Director: Christopher Nolan
Writers: Christopher Nolan, Jonathan Nolan
Stars: Christian Bale, Tom Hardy, Anne Hathaway, Michael Caine
Release date: July 20th, 2012
Distributor: Warner Bros. Pictures
Running time: 165 minutes
Best part: Nolan’s direction.
Worst part: The leaps in logic.
With a penchant for achieving both artistic integrity and visceral entertainment with his acclaimed works, Christopher Nolan has now seemingly achieved the impossible. The Dark Knight Rises delivers on its promises, while defying impossible fan boy expectations, to create an over-long yet powerfully affecting conclusion to the Dark Knight Saga.
Set eight years after the Joker’s wrath upon Gotham City and Harvey Dent’s downfall from heroic grace, Gotham is at peace. A crippled Bruce Wayne (Christian Bale) is torn from its citizens through his own exile. Despite a slinky cat burglar, Selina Kyle (Anne Hathaway), hot on his trail, Wayne is still determined to rebuild his shattered company, Wayne Enterprises, and restore his family’s honour. But this promise of redemption in the eye of a first world order comes at a powerful price. Under the city, a new evil has crawled to the surface; determined to destroy its hate filled existence. Bane (Tom Hardy), a complex yet threatening psychopath and terrorist leader, leads the strike against Gotham’s democratic order. His thirst for destruction plunges the city into darkness, drawing the controversial yet hailed caped crusader out of the shadows to end Bane’s destruction of Gotham’s integral infrastructure.
Nolan has created an influential, thrilling and poignant tale of good and evil set in the confines of a city under siege. His vision is ever changing, blending together fantastical and realistic elements in an organic fashion. Nolan’s unique and constantly evolving style has developed a balance between dystopian crime-drama and artistic action cinema. The Dark Knight Rises is definitely the most formalist instalment in this already revered saga, as the grand scale of this epic masterpiece creates the climactic struggle for democracy within Gotham’s soul. This is a powerful story created by Christopher and Jonathan Nolan, crossing the boundaries of modern blockbuster cinema through emotional depth, a relevant thematic structure and a truly involving and epic sense of scale. The thematic and symbolic structure is based on both Nolan’s artistic influences and the relevance of a crumbling democratic society. The destruction of economic and social order, inspired by Metropolis and The Taking of Pelham 123, is carefully examined through Bane’s madness and Catwoman’s desire for a shared socio-economic society. As a symbol of the wealthy elite in peril, Wayne must ultimately face his harshest fears to protect the citizens of Gotham. With Batman Begins symbolising the importance of fear and The Dark Knight questioning the structure of a post 9/11 society through chaos, The Dark Knight Rises creates a crumbled existence based on the relevance of social order.
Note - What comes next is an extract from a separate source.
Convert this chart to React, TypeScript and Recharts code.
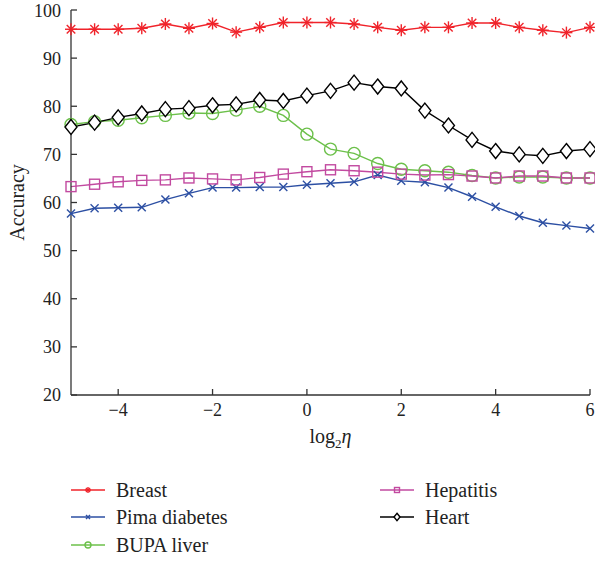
import React from "react";
import { LineChart, Line, XAxis, YAxis } from "recharts";

const etaValues = [-5, -4.5, -4, -3.5, -3, -2.5, -2, -1.5, -1, -0.5, 0, 0.5, 1, 1.5, 2, 2.5, 3, 3.5, 4, 4.5, 5, 5.5, 6];
const breast = [96.0, 96.0, 96.0, 96.2, 97.1, 96.2, 97.2, 95.4, 96.4, 97.4, 97.4, 97.4, 97.1, 96.4, 95.8, 96.4, 96.4, 97.3, 97.3, 96.4, 95.8, 95.3, 96.4];
const pima = [57.7, 58.8, 58.9, 59.0, 60.6, 61.9, 63.1, 63.1, 63.2, 63.2, 63.7, 64.0, 64.3, 65.7, 64.5, 64.2, 63.1, 61.2, 59.1, 57.2, 55.8, 55.2, 54.6];
const bupa = [76.2, 76.8, 77.1, 77.6, 78.1, 78.6, 78.5, 79.2, 80.0, 78.1, 74.2, 71.1, 70.2, 68.1, 66.9, 66.6, 66.3, 65.6, 65.1, 65.3, 65.3, 65.1, 65.1];
const hepatitis = [63.3, 63.8, 64.3, 64.6, 64.7, 65.1, 64.9, 64.7, 65.2, 65.9, 66.4, 66.8, 66.6, 66.3, 65.9, 65.7, 65.8, 65.5, 65.1, 65.5, 65.5, 65.1, 65.1];
const heart = [75.7, 76.6, 77.7, 78.5, 79.4, 79.6, 80.2, 80.4, 81.3, 81.1, 82.2, 83.2, 84.9, 84.1, 83.7, 79.1, 76.0, 73.0, 70.7, 70.0, 69.7, 70.7, 71.1];
const xTicks = [-4, -2, 0, 2, 4, 6];
const yTicks = [20, 30, 40, 50, 60, 70, 80, 90, 100];

const data = etaValues.map((eta, i) => ({
  eta,
  breast: breast[i],
  pima: pima[i],
  bupa: bupa[i],
  hepatitis: hepatitis[i],
  heart: heart[i],
}));

const FONT = "'Liberation Serif', 'DejaVu Serif', serif";
const RED = "#f0232a";
const BLUE = "#2c4fa3";
const GREEN = "#6cc04a";
const MAGENTA = "#c24aa0";
const BLACK = "#000000";

type Kind = "star" | "x" | "circle" | "square" | "diamond";

function Marker({ kind, cx, cy, color, s = 1 }: { kind: Kind; cx: number; cy: number; color: string; s?: number }) {
  const sw = 1.4;
  if (kind === "star") {
    const r = 6 * s;
    const d = r * 0.707;
    return (
      <g stroke={color} strokeWidth={sw}>
        <line x1={cx - r} y1={cy} x2={cx + r} y2={cy} />
        <line x1={cx} y1={cy - r} x2={cx} y2={cy + r} />
        <line x1={cx - d} y1={cy - d} x2={cx + d} y2={cy + d} />
        <line x1={cx - d} y1={cy + d} x2={cx + d} y2={cy - d} />
      </g>
    );
  }
  if (kind === "x") {
    const r = 4 * s;
    return (
      <g stroke={color} strokeWidth={sw}>
        <line x1={cx - r} y1={cy - r} x2={cx + r} y2={cy + r} />
        <line x1={cx - r} y1={cy + r} x2={cx + r} y2={cy - r} />
      </g>
    );
  }
  if (kind === "circle") {
    return <circle cx={cx} cy={cy} r={6 * s} fill="none" stroke={color} strokeWidth={sw} />;
  }
  if (kind === "square") {
    const h = 5 * s;
    return <rect x={cx - h} y={cy - h} width={2 * h} height={2 * h} fill="none" stroke={color} strokeWidth={sw} />;
  }
  const w = 6 * s;
  const h = 7.5 * s;
  return (
    <polygon
      points={`${cx},${cy - h} ${cx + w},${cy} ${cx},${cy + h} ${cx - w},${cy}`}
      fill="#fff"
      stroke={color}
      strokeWidth={sw}
    />
  );
}

const makeDot = (kind: Kind, color: string) => (props: any) => (
  <Marker key={`${kind}-${props.index}`} kind={kind} cx={props.cx} cy={props.cy} color={color} />
);

const series: { key: string; name: string; color: string; kind: Kind }[] = [
  { key: "breast", name: "Breast", color: RED, kind: "star" },
  { key: "pima", name: "Pima diabetes", color: BLUE, kind: "x" },
  { key: "bupa", name: "BUPA liver", color: GREEN, kind: "circle" },
  { key: "hepatitis", name: "Hepatitis", color: MAGENTA, kind: "square" },
  { key: "heart", name: "Heart", color: BLACK, kind: "diamond" },
];

const legendPos = [
  { left: 71, top: 490 },
  { left: 71, top: 517 },
  { left: 71, top: 545 },
  { left: 380, top: 490 },
  { left: 380, top: 517 },
];

const fmt = (v: number) => String(v).replace("-", "\u2212");

const tickStyle = { fontSize: 18, fill: "#222", fontFamily: FONT };

export default function App() {
  return (
    <div style={{ position: "absolute", left: 0, top: 0, width: 595, height: 563, background: "#fff" }}>
      <LineChart
        width={595}
        height={563}
        data={data}
        margin={{ top: 10, right: 5, bottom: 138, left: 11 }}
      >
        <XAxis
          xAxisId="b"
          dataKey="eta"
          type="number"
          domain={[-5, 6]}
          ticks={xTicks}
          tickFormatter={fmt}
          height={30}
          tickSize={-6}
          tickMargin={14}
          tick={tickStyle}
          stroke="#333"
          strokeWidth={1.3}
          label={(p: any) => {
            const vb = p.viewBox;
            return (
              <text x={vb.x + vb.width / 2} y={443} textAnchor="middle" fontFamily={FONT} fontSize={20} fill="#222">
                log<tspan fontSize={13} dy={5}>2</tspan>
                <tspan dy={-5} fontStyle="italic">η</tspan>
              </text>
            );
          }}
        />
        <XAxis
          xAxisId="t"
          dataKey="eta"
          type="number"
          orientation="top"
          domain={[-5, 6]}
          ticks={xTicks}
          height={0}
          tickSize={-6}
          tick={false}
          stroke="#333"
          strokeWidth={1.3}
        />
        <YAxis
          yAxisId="l"
          type="number"
          domain={[20, 100]}
          ticks={yTicks}
          width={60}
          tickSize={-6}
          tickMargin={16}
          tick={tickStyle}
          stroke="#333"
          strokeWidth={1.3}
          label={(p: any) => {
            const vb = p.viewBox;
            const cy = vb.y + vb.height / 2;
            return (
              <text x={24} y={cy} textAnchor="middle" fontFamily={FONT} fontSize={20} fill="#222" transform={`rotate(-90 24 ${cy})`}>
                Accuracy
              </text>
            );
          }}
        />
        <YAxis
          yAxisId="r"
          type="number"
          orientation="right"
          domain={[20, 100]}
          ticks={yTicks}
          width={0}
          tickSize={-6}
          tick={false}
          stroke="#333"
          strokeWidth={1.3}
        />
        {series.map((s) => (
          <Line
            key={s.key}
            xAxisId="b"
            yAxisId="l"
            dataKey={s.key}
            name={s.name}
            type="linear"
            stroke={s.color}
            strokeWidth={1.4}
            dot={makeDot(s.kind, s.color)}
            activeDot={false}
            isAnimationActive={false}
          />
        ))}
      </LineChart>
      {series.map((s, i) => (
        <div
          key={s.key}
          style={{
            position: "absolute",
            left: legendPos[i].left,
            top: legendPos[i].top - 12,
            height: 24,
            display: "flex",
            alignItems: "center",
            fontFamily: FONT,
            fontSize: 20,
            color: "#222",
            whiteSpace: "nowrap",
          }}
        >
          <svg width={34} height={14} style={{ marginRight: 11 }}>
            <line x1={0} y1={7} x2={34} y2={7} stroke={s.color} strokeWidth={1.4} />
            <Marker kind={s.kind} cx={17} cy={7} color={s.color} s={0.5} />
          </svg>
          {s.name}
        </div>
      ))}
    </div>
  );
}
“We will destroy Gotham and then, when it is done and Gotham is ashes, then you have my permission to die.” (Bane (Tom Hardy), The Dark Knight Rises).
The personification of all three elements here is Bane. A mythic creature born with a taste for torturous violence and a vision of ‘freedom’ within Gotham City, his violent ‘Occupy Wall Street’ based assault on Gotham’s elite social hierarchy creates a terrifying yet empathetic presence. Immersed in terrifying villainy, similarly to Heath Ledger’s Joker, Hardy is a dramatic and physical force. With a multi-layered muscular structure aiding his cold demeanour, thick accent and thirst for pain, Bane goes toe to toe with Batman, using his tortured soul to create a similar sense of anguish for Gotham’s citizens. Hardy also creates an awe-inspiring menace through brutal fighting ability. His lack of remorse and fierce physical presence creates a truly potent and symbolic battle with Batman, particularly in their first fight sequence featuring beautifully shot and creatively choreographed martial arts. Bale delivers one of his greatest performances here as the emotionally decayed anti-hero figure, particularly through poignant interaction with Michael Caine’s Alfred and Morgan Freeman’s Lucius Fox. Hathaway commands the screen with a much needed ferocity. While Marion Cotillard and Joseph Gordon-Levitt provide solid turns in important roles close to Wayne’s emotional separation from Gotham’s existence.
Arguably the best trilogy in the history of Hollywood cinema, Nolan has grown as a film-maker through his creation of an emotionally gripping and revered superhero saga. Through this depiction of poignant characterisation, a symbolic visual style and resonant thematic core, this truly is cinema as it’s meant to be.